I’m beginning to work with different kinds of media to get comfortable creating immersive visual learning environments for students. The sophomores in the two schools I work in don’t even remember Michael Jordan playing for the Bulls (there is something very wrong with that), and a 32 year-old teacher wasn’t even born when the VietNam War ended. So, why not recreate historical environments for students to give them a context for understanding, using the rich resources and tools available to us.
If you follow me on Twitter, you know my first attempt of this will be with the Kennedy Assassination. I was four years old (OK, do the math to figure out how old I am), and don’t remember anything about it. I do remember when RFK was shot, and I do remember the King Assassination-both vividly. I’ve also been to Dealy Plaza several times and I’m always amazed at how small it is and that it looks like any intersection in America. I’ve stood on the famous grassy knoll, and I’ve been on the 6th Floor of the Texas School Book Depository, and stood next to the sniper’s nest. It’s very difficult to describe…

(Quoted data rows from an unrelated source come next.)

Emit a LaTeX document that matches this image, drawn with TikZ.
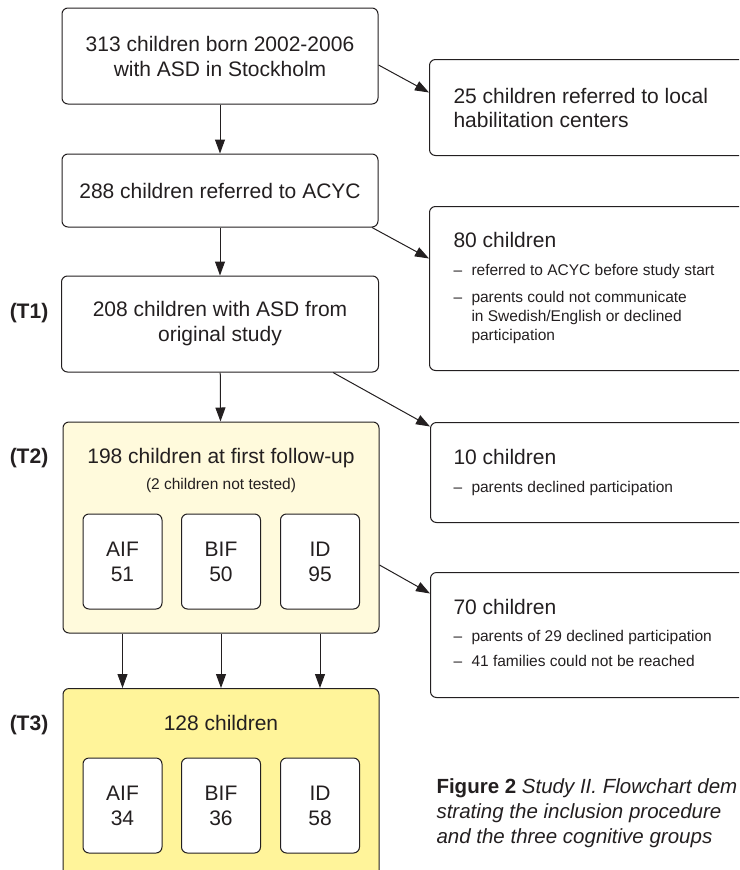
\documentclass[tikz,border=0pt]{standalone}
\usepackage{fontspec}
\setmainfont{Liberation Sans}
\usetikzlibrary{arrows.meta}
\definecolor{ink}{HTML}{231F20}
\definecolor{paleyellow}{HTML}{FFFADC}
\definecolor{deepyellow}{HTML}{FFF49A}
\newcommand{\mainsz}{\fontsize{21}{25}\selectfont}
\newcommand{\subsz}{\fontsize{15.5}{19}\selectfont}
\newcommand{\capsz}{\fontsize{20.5}{25}\selectfont}
\newcommand{\itemdash}{\makebox[18pt][l]{--}}
\begin{document}
\begin{tikzpicture}[x=1pt, y=-1pt, color=ink, line width=1pt,
  box/.style={draw, rounded corners=6pt, align=center, font=\mainsz, inner sep=0pt},
  side/.style={draw, rounded corners=6pt, anchor=north west, minimum width=345pt, inner sep=0pt},
  grp/.style={draw, rounded corners=6pt, fill=white, minimum width=79pt, minimum height=95pt, align=center, font=\mainsz, inner sep=0pt},
  tlab/.style={anchor=base, font=\mainsz\bfseries, inner sep=0pt},
  head/.style={anchor=base west, font=\mainsz, inner sep=0pt},
  item/.style={anchor=base west, font=\subsz, inner sep=0pt},
  arr/.style={-{Triangle[length=14pt,width=10pt]}}]

\useasboundingbox (0,0) rectangle (739,870);
\clip (0,0) rectangle (739,870);

% main column
\node[box, minimum width=316pt, minimum height=96pt] (born) at (220,56) {313 children born 2002-2006\\with ASD in Stockholm};
\node[box, minimum width=316pt, minimum height=73pt] (acyc) at (220,190.5) {288 children referred to ACYC};
\node[box, minimum width=317pt, minimum height=96pt] (orig) at (220,324) {208 children with ASD from\\original study};
\node[box, fill=paleyellow, minimum width=316pt, minimum height=211pt] (fu1) at (221,527.5) {};
\node[box, fill=deepyellow, minimum width=316pt, minimum height=220pt, anchor=north] (fu2) at (221,688) {};

\node[anchor=base, font=\mainsz, inner sep=0pt] (fu1title) at (221,463) {198 children at first follow-up};
\node[anchor=base, font=\subsz, inner sep=0pt] (fu1note) at (221,489) {(2 children not tested)};
\node[anchor=base, font=\mainsz, inner sep=0pt] (fu2title) at (221,730) {128 children};

\node[grp] (aif1) at (122.5,561.5) {AIF\\51};
\node[grp] (bif1) at (221,561.5) {BIF\\50};
\node[grp] (id1) at (320,561.5) {ID\\95};
\node[grp] (aif2) at (122.5,805.5) {AIF\\34};
\node[grp] (bif2) at (221,805.5) {BIF\\36};
\node[grp] (id2) at (320,805.5) {ID\\58};

\node[tlab] (t1) at (29,318) {(T1)};
\node[tlab] (t2) at (29,463) {(T2)};
\node[tlab] (t3) at (29,730) {(T3)};

% side boxes
\node[side, minimum height=96pt] (hab) at (429,59) {};
\node[side, minimum height=164pt] (early) at (429,206) {};
\node[side, minimum height=100pt] (decl) at (430,422) {};
\node[side, minimum height=125pt] (lost) at (430,572) {};

\node[head] (hab1) at (453,103) {25 children referred to local};
\node[head] (hab2) at (453,127) {habilitation centers};

\node[head] (early1) at (453,247) {80 children};
\node[item] (early2) at (453,275) {\itemdash referred to ACYC before study start};
\node[item] (early3) at (453,302) {\itemdash parents could not communicate};
\node[item] (early4) at (471,321) {in Swedish/English or declined};
\node[item] (early5) at (471,340) {participation};

\node[head] (decl1) at (453,464) {10 children};
\node[item] (decl2) at (453,492) {\itemdash parents declined participation};

\node[head] (lost1) at (453,614) {70 children};
\node[item] (lost2) at (453,641) {\itemdash parents of 29 declined participation};
\node[item] (lost3) at (453,666) {\itemdash 41 families could not be reached};

% caption
\node[head, font=\capsz] (cap1) at (436,793) {\textbf{Figure 2} \textit{Study II. Flowchart dem}};
\node[head, font=\capsz] (cap2) at (436,818) {\textit{strating the inclusion procedure}};
\node[head, font=\capsz] (cap3) at (436,843) {\textit{and the three cognitive groups}};

% arrows
\draw[arr] (born) -- (acyc);
\draw[arr] (acyc) -- (orig);
\draw[arr] (orig) -- (fu1);
\foreach \g in {aif,bif,id}
  \draw[arr] (\g1.south |- fu1.south) -- (\g1.south |- fu2.north);

\draw[arr] ([yshift=-9pt]born.east) -- ([yshift=15pt]hab.west);
\draw[arr] ([xshift=152pt]acyc.south) -- ([yshift=30pt]early.west);
\draw[arr] ([xshift=113pt]orig.south) -- ([yshift=46pt]decl.west);
\draw[arr] ([yshift=-37.5pt]fu1.east) -- ([yshift=41.5pt]lost.west);

\end{tikzpicture}
\end{document}
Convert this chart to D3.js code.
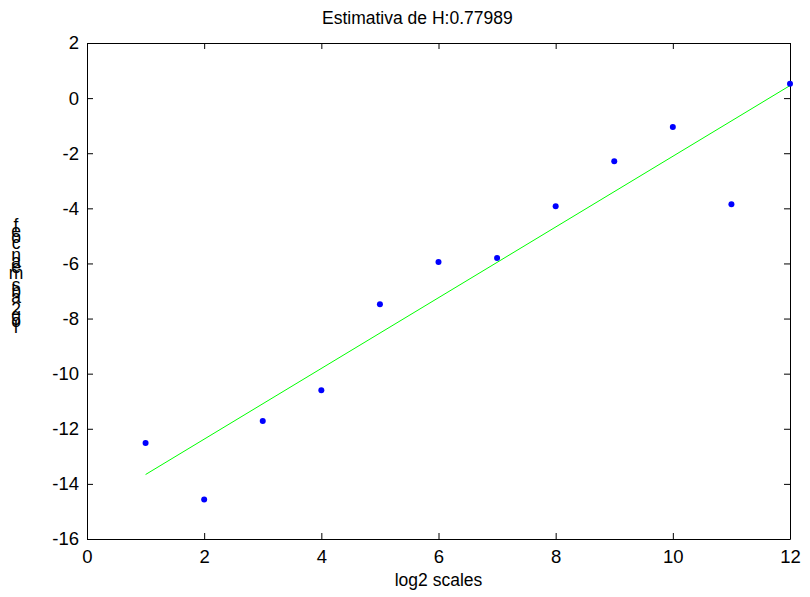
<!DOCTYPE html>
<html>
<head>
<meta charset="utf-8">
<script src="https://cdn.jsdelivr.net/npm/d3@7"></script>
<style>
  html, body { margin: 0; padding: 0; background: #fff; }
  svg { display: block; }
  text { font-family: Arial, "Liberation Sans", Helvetica, sans-serif; fill: #000; }
</style>
</head>
<body>
<svg id="chart" width="810" height="597"></svg>
<script>
// Wavelet scale vs. log2 of mean coefficient magnitude
const scales = [1, 2, 3, 4, 5, 6, 7, 8, 9, 10, 11, 12];
const logCoef = [-12.52, -14.57, -11.72, -10.60, -7.48, -5.95, -5.80, -3.92, -2.29, -1.05, -3.85, 0.52];
const xTicks = [0, 2, 4, 6, 8, 10, 12];
const yTicks = [2, 0, -2, -4, -6, -8, -10, -12, -14, -16];
const titleText = "Estimativa de H:0.77989";
const xLabel = "log2 scales";
const yLabel = "log2 abs mean coef";

const svg = d3.select("#chart");
const margin = { left: 87, right: 20, top: 43, bottom: 58 };
const W = 810, H = 597;

const x = d3.scaleLinear().domain([0, 12]).range([margin.left, W - margin.right]);
const y = d3.scaleLinear().domain([-16, 2]).range([H - margin.bottom, margin.top]);

// least-squares line through the points
const mx = d3.mean(scales), my = d3.mean(logCoef);
const sxy = d3.sum(scales, (v, i) => (v - mx) * (logCoef[i] - my));
const sxx = d3.sum(scales, v => (v - mx) * (v - mx));
const slope = sxy / sxx, intercept = my - slope * mx;
const xFirst = d3.min(scales), xLast = d3.max(scales);

const fontSize = 17.5;
const tickFont = 18.5;
const titleFont = 17.5;
const tickLen = 6;

// axes: ticks pointing inward on all four sides
const axB = d3.axisBottom(x).tickValues(xTicks).tickSize(-tickLen).tickSizeOuter(0).tickPadding(11).tickFormat(d3.format("d"));
const axT = d3.axisTop(x).tickValues(xTicks).tickSize(-tickLen).tickSizeOuter(0).tickFormat("");
const axL = d3.axisLeft(y).tickValues(yTicks).tickSize(-tickLen).tickSizeOuter(0).tickPadding(8).tickFormat(d => d < 0 ? "-" + Math.abs(d) : d);
const axR = d3.axisRight(y).tickValues(yTicks).tickSize(-tickLen).tickSizeOuter(0).tickFormat("");

function style(g) {
  g.select(".domain").attr("stroke", "#000").attr("stroke-width", 1);
  g.selectAll(".tick line").attr("stroke", "#000");
  g.selectAll(".tick text").attr("font-size", tickFont).attr("font-family", "Arial, 'Liberation Sans', sans-serif").attr("fill", "#000");
}

svg.append("g").attr("transform", `translate(0,${y(-16)})`).call(axB).call(style);
svg.append("g").attr("transform", `translate(0,${y(2)})`).call(axT).call(style);
svg.append("g").attr("transform", `translate(${x(0)},0)`).call(axL).call(style);
svg.append("g").attr("transform", `translate(${x(12)},0)`).call(axR).call(style);

// fitted line
svg.append("line")
  .attr("x1", x(xFirst)).attr("y1", y(intercept + slope * xFirst))
  .attr("x2", x(xLast)).attr("y2", y(intercept + slope * xLast))
  .attr("stroke", "#00ff00").attr("stroke-width", 1);

// points
svg.append("g").selectAll("circle").data(scales).join("circle")
  .attr("cx", d => x(d)).attr("cy", (d, i) => y(logCoef[i]))
  .attr("r", 3).attr("fill", "#0000ff");

// title and x label
svg.append("text").attr("x", 322).attr("y", 24)
  .attr("text-anchor", "start").attr("font-size", titleFont).text(titleText);
svg.append("text").attr("x", (x(0) + x(12)) / 2).attr("y", 586)
  .attr("text-anchor", "middle").attr("font-size", fontSize).text(xLabel);

// y label: upright characters stacked tightly, last character on top
const yl = svg.append("g").attr("class", "ylabel");
const chars = yLabel.split("").reverse();
yl.selectAll("text").data(chars).join("text")
  .attr("x", 16).attr("y", (d, i) => 231 + i * 6)
  .attr("text-anchor", "middle").attr("font-size", fontSize)
  .text(d => d === " " ? "" : d);
</script>
</body>
</html>
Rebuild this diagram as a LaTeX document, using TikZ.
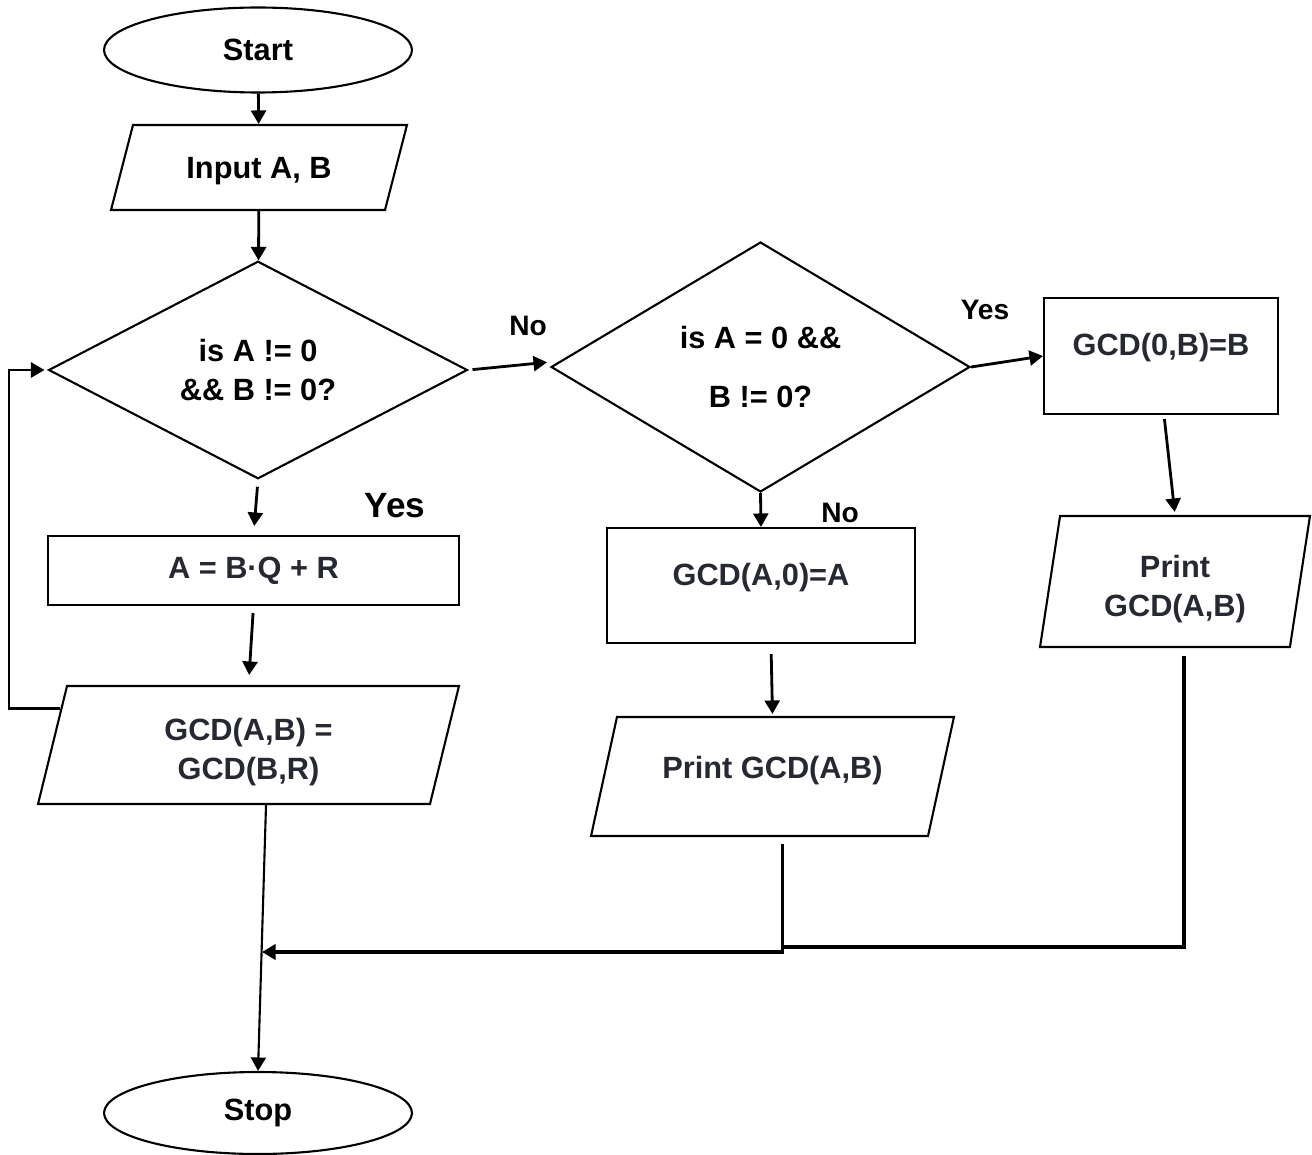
\documentclass[tikz,border=0pt]{standalone}
\usepackage{fontspec}
\setmainfont{Liberation Sans}
\usetikzlibrary{shapes.geometric,arrows.meta}
\definecolor{gcdgray}{RGB}{38,40,50}

\tikzset{
    every node/.style={font=\bfseries\fontsize{17.5}{22}\selectfont, inner sep=0pt},
    outline/.style={draw, line width=1.2pt},
    terminal/.style={outline, ellipse},
    io/.style={outline, trapezium, trapezium stretches body},
    decision/.style={outline, diamond, align=center},
    process/.style={outline, rectangle},
    raised/.style={text height=0.5cm, text depth=0.5cm},
    arrow/.style={line width=1.6pt, -{Triangle[length=0.27cm,width=0.3cm]}},
    line/.style={line width=1.6pt},
    small/.style={font=\bfseries\fontsize{16}{19}\selectfont},
    big/.style={font=\bfseries\fontsize{20}{24}\selectfont}
}

\begin{document}
\begin{tikzpicture}[x=0.02cm, y=-0.02cm]
            \useasboundingbox (0,0) rectangle (1312,1155);
            \node[terminal, minimum width=6.16cm, minimum height=1.7cm] (start) at (258,50) {Start};
            \node[io, trapezium left angle=75.5, trapezium right angle=104.5, minimum width=5.92cm, text height=1.08cm, text depth=0.62cm] (input) at (259,167.5) {Input A, B};
            \node[decision, minimum width=8.38cm, minimum height=4.34cm] (isnz) at (258,370) {is A != 0\\\&\& B != 0?};
            \node[process, minimum width=8.22cm, minimum height=1.38cm, text=gcdgray] (divide) at (253.5,570.5) {A = B·Q + R};
            \node[io, trapezium left angle=76.2, trapezium right angle=103.8, minimum width=8.42cm, text height=1.87cm, text depth=0.49cm, text=gcdgray, align=center] (swap) at (248.5,745) {GCD(A,B) =\\GCD(B,R)};
            \node[terminal, minimum width=6.16cm, minimum height=1.64cm] (stop) at (258,1113) {Stop};
            \node[decision, minimum width=8.38cm, minimum height=5cm] (isaz) at (760.5,367) {is A = 0 \&\&\\[0.42cm]B != 0?};
            \node[process, raised, minimum width=4.68cm, minimum height=2.32cm, text=gcdgray] (gcdzb) at (1161,356) {GCD(0,B)=B};
            \node[process, raised, minimum width=6.16cm, minimum height=2.3cm, text=gcdgray] (gcdaz) at (761,585.5) {GCD(A,0)=A};
            \node[io, trapezium left angle=77.7, trapezium right angle=102.3, minimum width=7.26cm, text height=1.22cm, text depth=1.16cm, text=gcdgray] (printa) at (772.5,776.5) {Print GCD(A,B)};
            \node[io, trapezium left angle=81.3, trapezium right angle=98.7, minimum width=5.4cm, text height=2.01cm, text depth=0.61cm, text=gcdgray, align=center] (printb) at (1175,581.5) {Print\\GCD(A,B)};
            \node[small] (no1) at (528,326) {No};
            \node[big] (yes1) at (395,506) {Yes};
            \node[small] (yes2) at (985,310) {Yes};
            \node[small] (no2) at (840,513) {No};
            \coordinate (loopx) at (9,0);
            \coordinate (merge) at (262,952);
            \coordinate (join) at (783,947);
            \draw[arrow] (start) -- (input);
            \draw[arrow] (input) -- (isnz);
            \draw[arrow, shorten <=0.14cm, shorten >=0.18cm] (isnz.south) -- (divide.north);
            \draw[arrow, shorten <=0.14cm, shorten >=0.2cm] (divide.south) -- (swap.north);
            \draw[arrow, line width=1.2pt] ([xshift=0.35cm]swap.south) -- (stop.north);
            \draw[arrow, shorten >=0.06cm] (swap.169) -- (swap.169 -| loopx) |- (isnz.west);
            \draw[arrow, shorten <=0.08cm, shorten >=0.06cm] (isnz.east) -- ([yshift=0.1cm]isaz.west);
            \draw[arrow] (isaz.east) -- (gcdzb.west);
            \draw[arrow] (isaz.south) -- (gcdaz.north);
            \draw[arrow, shorten <=0.08cm, shorten >=0.06cm] ([xshift=0.06cm]gcdzb.south) -- (printb.north);
            \draw[arrow, shorten <=0.2cm, shorten >=0.04cm] ([xshift=0.2cm]gcdaz.south) -- (printa.north);
            \draw[arrow, line width=2pt, shorten <=0.14cm] ([xshift=0.2cm]printa.south) |- (merge);
            \draw[line, line width=2pt, shorten <=0.16cm] ([xshift=0.18cm]printb.south) |- (join);
        \end{tikzpicture}
\end{document}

So, why not use Streetview to show students the actual physical layout.? Why not take them down the assassination route? Why not tell them the story, but also show them? With Streetview we can do this. Here is an embedded map from Streetview, and of Dealy Plaza:
I’ve started you out facing the Book Depository. Move up to see the 6th floor window where Oswald allegedly was (its directly to the right of the three lights of the traffic signal). You can even zoom in, and get a really sinister feeling. Zoom back out, move down the street by clicking on the arrows in the yellow paths (how cool is that?) and locate the grassy knoll to the right. If you are good, you’ll see an X on the street that a local tour guide paints on the street to mark the location of the fatal shot. People stand on this spot when there is no traffic and take a photograph up at the 6th floor.
I’ve done that myself. Let me tell you, it sends absolute chills up your spine.
You can open Streetview by going to Google Maps and clicking on the Streetview icon. A Google login is not required to use Google Streetview so that’s good. Additionally, if you would like to the embed the video as I have, click on the Link to this Page link, and the code will be there. Embed in a blog or a wiki, or yes, even a Google Earth placemark (v4.2 on the PC side, sorry Mac users).
Think of the possibilities for this subject…could you have multiple Streetview maps embedded in a wiki that would enable kids to travel the assassination route? Engaging? Certainly. Would this improve learning history?
In the next several weeks, I’ll build out some lessons which utilize different media tools that enable educators to create mixed media learning environments. I hope that you will join me, and suggest strategies and tools for this project.